At the end of three decades, the initial scholar may be in a position to offer a few tentative answers.

I think this would take at least a dozen detailed volumes plus support materials. There must be online specialized articles (monographs) going into arcane details. These must contain URLs to examples that support the thesis connecting his dozen volumes. He would have to hope and pray that 90% of the URL links are not broken within 20 years by energetic programmers who want to make the sites more efficient, thereby breaking all of the older URL links. This is what programmers do because programmers do not care about Google links to old articles, documents, and images. They do not care about enabling people to visit specific pages over a period of 10 years, let alone 100. The programmers just want to make their sites "neat." Result: 404.

It takes serious work by serious, intelligent people who are willing to do their work over a period of three or four decades to frame the question, provide a few preliminary suggestions as to how the question should be answered, and then get the funding to publish and promote these preliminary answers.

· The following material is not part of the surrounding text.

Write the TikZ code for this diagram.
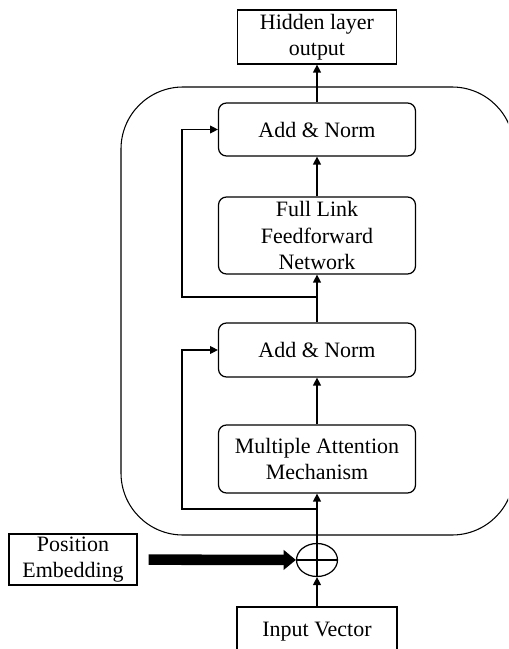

Such a person must do all this with the understanding that not one American Protestant in 50,000 is going to read two or more of his books. Furthermore, most of the people who read one book are doing it out of brief curiosity. They will go on to something else a week after they finish the book. They will forget 98% of the book within two months. They will never look at the book again. The book will sit on a shelf.

Where is this scholar?

Are you getting my drift?

NARROWING DOWN THE QUESTION

There is a way to narrow down the question. The person who asked the question could study the architecture of Christian churches. He would have to study the history of churches in Eastern Orthodoxy and Catholicism in the millennium before Protestantism. Then he would have to study the architecture of maybe a dozen Protestant groups in at least three countries per group over a period of 500 years.

As he does this, he must search for aesthetic principles undergirding each architectural tradition. Why are they all Christian? Why are they different?

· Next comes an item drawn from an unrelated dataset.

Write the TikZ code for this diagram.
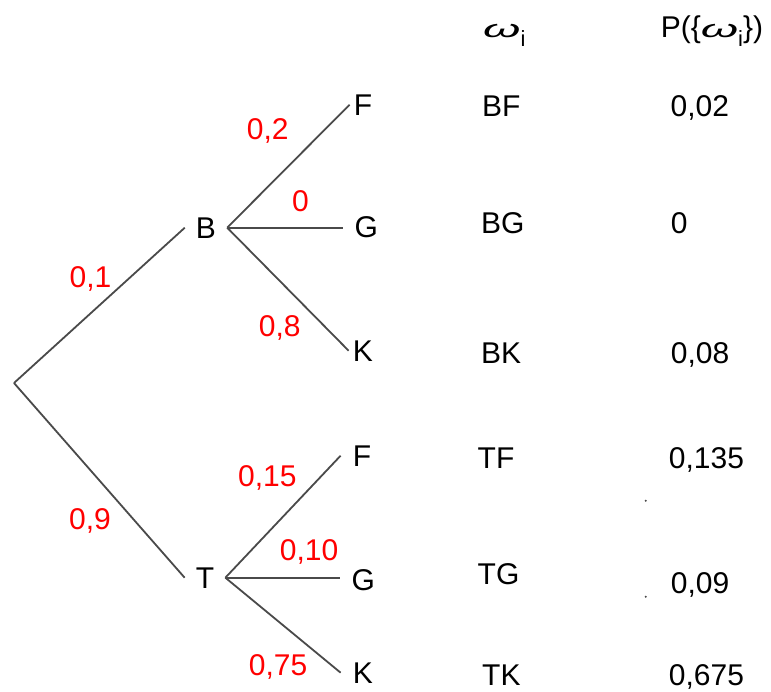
\documentclass[tikz,border=0pt]{standalone}
\usepackage{fontspec}
\setmainfont{Liberation Sans}
\usepackage{graphicx}
\definecolor{linegray}{HTML}{4A4A4A}
\newcommand\lowsub[1]{\raisebox{-9pt}{\fontsize{22}{24}\selectfont #1}}
\newcommand\om{\scalebox{1.6}[0.82]{\textit{ω}}}
\begin{document}
\begin{tikzpicture}[x=1pt,y=-1pt,
  every node/.style={font=\fontsize{30}{36}\selectfont, inner sep=0pt},
  branch/.style={draw=linegray, line width=1.8pt},
  lbl/.style={anchor=base west, text=red},
  leaf/.style={anchor=base west},
  mid/.style={anchor=base, inner xsep=11pt},
  col/.style={anchor=base west}]
\useasboundingbox (0,0) rectangle (771,691);
% tree
\coordinate (R) at (14,383);
\node[mid] (B) at (206,238) {B};
\node[mid] (T) at (205,588) {T};
\node[leaf, inner xsep=4pt]  (F1) at (349.6,115) {F};
\node[leaf, inner xsep=12pt] (G1) at (342.5,237) {G};
\node[leaf, inner xsep=4pt]  (K1) at (348.6,361) {K};
\node[leaf, inner xsep=12pt] (F2) at (340.6,466) {F};
\node[leaf, inner xsep=12pt] (G2) at (339.5,590) {G};
\node[leaf, inner xsep=12pt] (K2) at (340.6,683) {K};
\draw[branch] (R) -- (B.west);
\draw[branch] (R) -- (T.west);
\draw[branch] (B.east) -- (F1.west);
\draw[branch] (B.east) -- (B.east -| G1.west);
\draw[branch] (B.east) -- (K1.west);
\draw[branch] (T.east) -- (F2.west);
\draw[branch] (T.east) -- (T.east -| G2.west);
\draw[branch] (T.east) -- (K2.west);
% probabilities on branches
\node[lbl] (p1) at (69.4,287) {0,1};
\node[lbl] (p2) at (69,529) {0,9};
\node[lbl] (p3) at (246.7,139) {0,2};
\node[lbl] (p4) at (292,211) {0};
\node[lbl] (p5) at (258.7,336) {0,8};
\node[lbl] (p6) at (238,486) {0,15};
\node[lbl] (p7) at (279.7,560) {0,10};
\node[lbl] (p8) at (248.7,675) {0,75};
% headers
\node[col] (h1) at (483,37) {\om\lowsub{i}};
\node[col] (h2) at (660.6,37) {P(\{\om\lowsub{i}\})};
% outcomes
\node[col] (o1) at (481.8,116.5) {BF};
\node[col] (o2) at (481,233) {BG};
\node[col] (o3) at (481,363) {BK};
\node[col] (o4) at (477.5,468) {TF};
\node[col] (o5) at (477.5,584) {TG};
\node[col] (o6) at (482,685) {TK};
% probabilities of outcomes
\node[col] (q1) at (670.4,116) {0,02};
\node[col] (q2) at (670.7,233) {0};
\node[col] (q3) at (670.7,363) {0,08};
\node[col] (q4) at (668.7,468) {0,135};
\node[col] (q5) at (670.7,593) {0,09};
\node[col] (q6) at (668.7,685) {0,675};
\fill[linegray] (645.7,500.7) circle (1.1pt);
\fill[linegray] (645.7,596.7) circle (1.1pt);
\end{tikzpicture}
\end{document}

No such book exists. This would be self-study on the Web. But at least this is possible. In 1995, it wasn't.

At the end of his studies, which would probably take 10 hours a day, 50 weeks a year for 40 years, he could begin to answer the question that he really wants to get answered.

As with any sales project, it must answer in advance the skeptical questions that kill all projects that do not answer them plausibly.

So what?
Who says?

NO ONE ELSE CARES YET

The scholar must start the project with this in mind: pastors don’t care, congregations don’t care, and his wife doesn’t care.

If he ever comes up with an answer, nobody with enough authority to implement his discovery is going to pay any attention unless he can make a cogent case that aesthetics matters for church architecture, and aesthetically faithful architecture will help evangelism, which will be needed to help pay off the new building's mortgage.

The pastor must also find an architect who will actually do what the pastor tells him to do aesthetically. That will take the providence of God.

Meanwhile, tastes will change, funding will change, and people will move on to the world beyond the Internet.

He has an outside possibility of influencing Protestant architecture in Asia, especially China and India, Latin America, and sub-Saharan Africa. There, there is no aesthetic tradition. Well, there is a little in sub-Saharan Africa. It was developed mainly by Anglicans and South African Afrikaaners – Dutch farmers on the outskirts of Dutch culture.

CONCLUSION

This is a serious question. It deserves a serious answer. The answer will not come in a used book search on Amazon. It will only after the scholar writes it, finds a publisher, and sells (say) 100 copies. There will soon be 50 copies for sale . . . cheap.